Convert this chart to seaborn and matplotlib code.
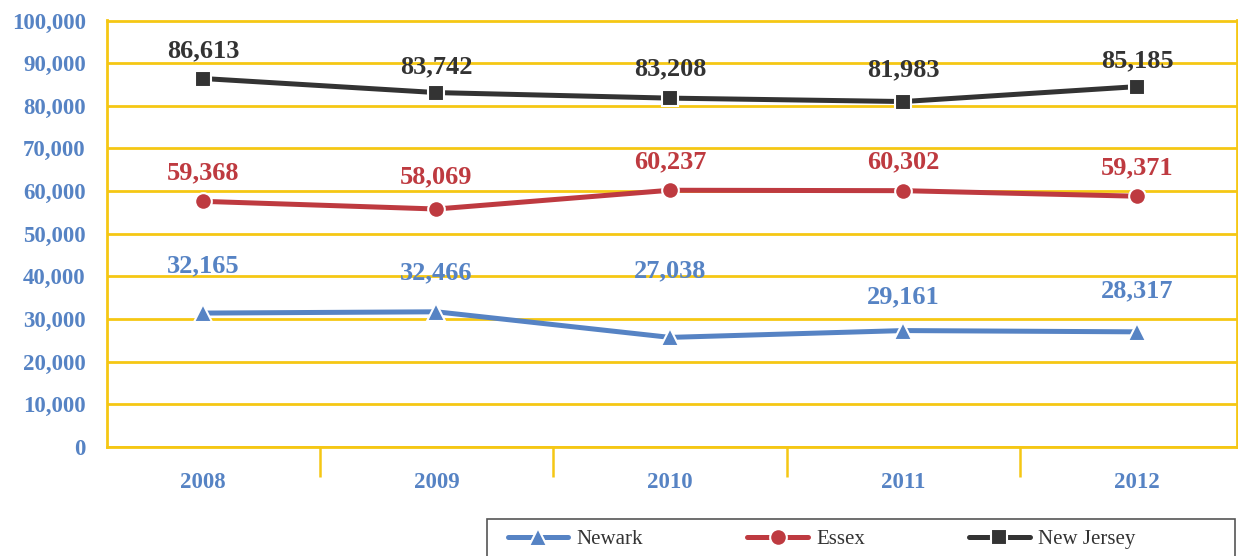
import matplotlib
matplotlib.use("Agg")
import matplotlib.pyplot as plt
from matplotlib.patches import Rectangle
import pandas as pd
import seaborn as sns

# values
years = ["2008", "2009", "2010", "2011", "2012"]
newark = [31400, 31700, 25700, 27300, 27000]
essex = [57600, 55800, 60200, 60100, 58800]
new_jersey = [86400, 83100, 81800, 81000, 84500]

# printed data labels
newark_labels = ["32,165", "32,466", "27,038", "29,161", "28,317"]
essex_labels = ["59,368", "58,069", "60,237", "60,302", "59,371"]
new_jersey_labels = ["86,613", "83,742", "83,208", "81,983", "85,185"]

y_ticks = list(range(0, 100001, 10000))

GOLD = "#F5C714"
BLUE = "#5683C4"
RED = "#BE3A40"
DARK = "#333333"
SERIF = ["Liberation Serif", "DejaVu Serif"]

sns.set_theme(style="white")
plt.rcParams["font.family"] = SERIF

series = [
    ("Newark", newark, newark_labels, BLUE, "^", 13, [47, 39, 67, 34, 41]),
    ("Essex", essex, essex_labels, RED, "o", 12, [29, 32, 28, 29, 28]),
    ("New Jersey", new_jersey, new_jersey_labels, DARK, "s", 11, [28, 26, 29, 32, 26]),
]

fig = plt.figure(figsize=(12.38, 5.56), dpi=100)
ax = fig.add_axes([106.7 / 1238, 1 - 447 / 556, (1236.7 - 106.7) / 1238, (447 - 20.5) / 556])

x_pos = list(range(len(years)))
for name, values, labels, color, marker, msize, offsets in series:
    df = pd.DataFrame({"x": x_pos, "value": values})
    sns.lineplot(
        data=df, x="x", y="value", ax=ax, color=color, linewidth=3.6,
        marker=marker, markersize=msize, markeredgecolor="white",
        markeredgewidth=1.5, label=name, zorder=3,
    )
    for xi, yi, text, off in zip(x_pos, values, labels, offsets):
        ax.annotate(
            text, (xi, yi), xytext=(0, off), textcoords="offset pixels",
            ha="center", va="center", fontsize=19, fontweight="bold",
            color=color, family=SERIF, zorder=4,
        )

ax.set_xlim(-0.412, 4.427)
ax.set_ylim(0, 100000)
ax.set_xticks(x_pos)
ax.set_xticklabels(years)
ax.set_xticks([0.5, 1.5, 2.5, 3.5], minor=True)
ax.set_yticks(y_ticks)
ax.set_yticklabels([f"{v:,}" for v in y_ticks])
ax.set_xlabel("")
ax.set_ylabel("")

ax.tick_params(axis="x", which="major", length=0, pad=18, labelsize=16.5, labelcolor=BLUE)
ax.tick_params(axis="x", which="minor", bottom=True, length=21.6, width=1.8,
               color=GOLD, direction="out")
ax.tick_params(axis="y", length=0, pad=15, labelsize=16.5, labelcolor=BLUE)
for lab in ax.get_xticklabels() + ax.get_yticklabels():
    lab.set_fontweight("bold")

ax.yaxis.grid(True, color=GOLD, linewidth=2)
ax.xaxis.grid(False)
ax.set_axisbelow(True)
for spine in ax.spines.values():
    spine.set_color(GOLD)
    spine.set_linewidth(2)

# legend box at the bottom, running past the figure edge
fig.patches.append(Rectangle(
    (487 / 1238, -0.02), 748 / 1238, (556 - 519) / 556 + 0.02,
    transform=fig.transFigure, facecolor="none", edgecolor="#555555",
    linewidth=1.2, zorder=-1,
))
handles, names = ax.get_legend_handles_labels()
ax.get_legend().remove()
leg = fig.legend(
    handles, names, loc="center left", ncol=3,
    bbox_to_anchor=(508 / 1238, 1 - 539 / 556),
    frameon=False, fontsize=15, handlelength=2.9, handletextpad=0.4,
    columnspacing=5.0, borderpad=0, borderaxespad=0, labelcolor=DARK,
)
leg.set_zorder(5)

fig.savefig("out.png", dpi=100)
######
● **Task prompt**: Except for the pictures, reproduce every line exactly.

● **The solution**:
Convert this chart to seaborn and matplotlib code.
import matplotlib
matplotlib.use("Agg")
import matplotlib.pyplot as plt
from matplotlib.patches import Rectangle
import pandas as pd
import seaborn as sns

# values
years = ["2008", "2009", "2010", "2011", "2012"]
newark = [31400, 31700, 25700, 27300, 27000]
essex = [57600, 55800, 60200, 60100, 58800]
new_jersey = [86400, 83100, 81800, 81000, 84500]

# printed data labels
newark_labels = ["32,165", "32,466", "27,038", "29,161", "28,317"]
essex_labels = ["59,368", "58,069", "60,237", "60,302", "59,371"]
new_jersey_labels = ["86,613", "83,742", "83,208", "81,983", "85,185"]

y_ticks = list(range(0, 100001, 10000))

GOLD = "#F5C714"
BLUE = "#5683C4"
RED = "#BE3A40"
DARK = "#333333"
SERIF = ["Liberation Serif", "DejaVu Serif"]

sns.set_theme(style="white")
plt.rcParams["font.family"] = SERIF

series = [
    ("Newark", newark, newark_labels, BLUE, "^", 13, [47, 39, 67, 34, 41]),
    ("Essex", essex, essex_labels, RED, "o", 12, [29, 32, 28, 29, 28]),
    ("New Jersey", new_jersey, new_jersey_labels, DARK, "s", 11, [28, 26, 29, 32, 26]),
]

fig = plt.figure(figsize=(12.38, 5.56), dpi=100)
ax = fig.add_axes([106.7 / 1238, 1 - 447 / 556, (1236.7 - 106.7) / 1238, (447 - 20.5) / 556])

x_pos = list(range(len(years)))
for name, values, labels, color, marker, msize, offsets in series:
    df = pd.DataFrame({"x": x_pos, "value": values})
    sns.lineplot(
        data=df, x="x", y="value", ax=ax, color=color, linewidth=3.6,
        marker=marker, markersize=msize, markeredgecolor="white",
        markeredgewidth=1.5, label=name, zorder=3,
    )
    for xi, yi, text, off in zip(x_pos, values, labels, offsets):
        ax.annotate(
            text, (xi, yi), xytext=(0, off), textcoords="offset pixels",
            ha="center", va="center", fontsize=19, fontweight="bold",
            color=color, family=SERIF, zorder=4,
        )

ax.set_xlim(-0.412, 4.427)
ax.set_ylim(0, 100000)
ax.set_xticks(x_pos)
ax.set_xticklabels(years)
ax.set_xticks([0.5, 1.5, 2.5, 3.5], minor=True)
ax.set_yticks(y_ticks)
ax.set_yticklabels([f"{v:,}" for v in y_ticks])
ax.set_xlabel("")
ax.set_ylabel("")

ax.tick_params(axis="x", which="major", length=0, pad=18, labelsize=16.5, labelcolor=BLUE)
ax.tick_params(axis="x", which="minor", bottom=True, length=21.6, width=1.8,
               color=GOLD, direction="out")
ax.tick_params(axis="y", length=0, pad=15, labelsize=16.5, labelcolor=BLUE)
for lab in ax.get_xticklabels() + ax.get_yticklabels():
    lab.set_fontweight("bold")

ax.yaxis.grid(True, color=GOLD, linewidth=2)
ax.xaxis.grid(False)
ax.set_axisbelow(True)
for spine in ax.spines.values():
    spine.set_color(GOLD)
    spine.set_linewidth(2)

# legend box at the bottom, running past the figure edge
fig.patches.append(Rectangle(
    (487 / 1238, -0.02), 748 / 1238, (556 - 519) / 556 + 0.02,
    transform=fig.transFigure, facecolor="none", edgecolor="#555555",
    linewidth=1.2, zorder=-1,
))
handles, names = ax.get_legend_handles_labels()
ax.get_legend().remove()
leg = fig.legend(
    handles, names, loc="center left", ncol=3,
    bbox_to_anchor=(508 / 1238, 1 - 539 / 556),
    frameon=False, fontsize=15, handlelength=2.9, handletextpad=0.4,
    columnspacing=5.0, borderpad=0, borderaxespad=0, labelcolor=DARK,
)
leg.set_zorder(5)

fig.savefig("out.png", dpi=100)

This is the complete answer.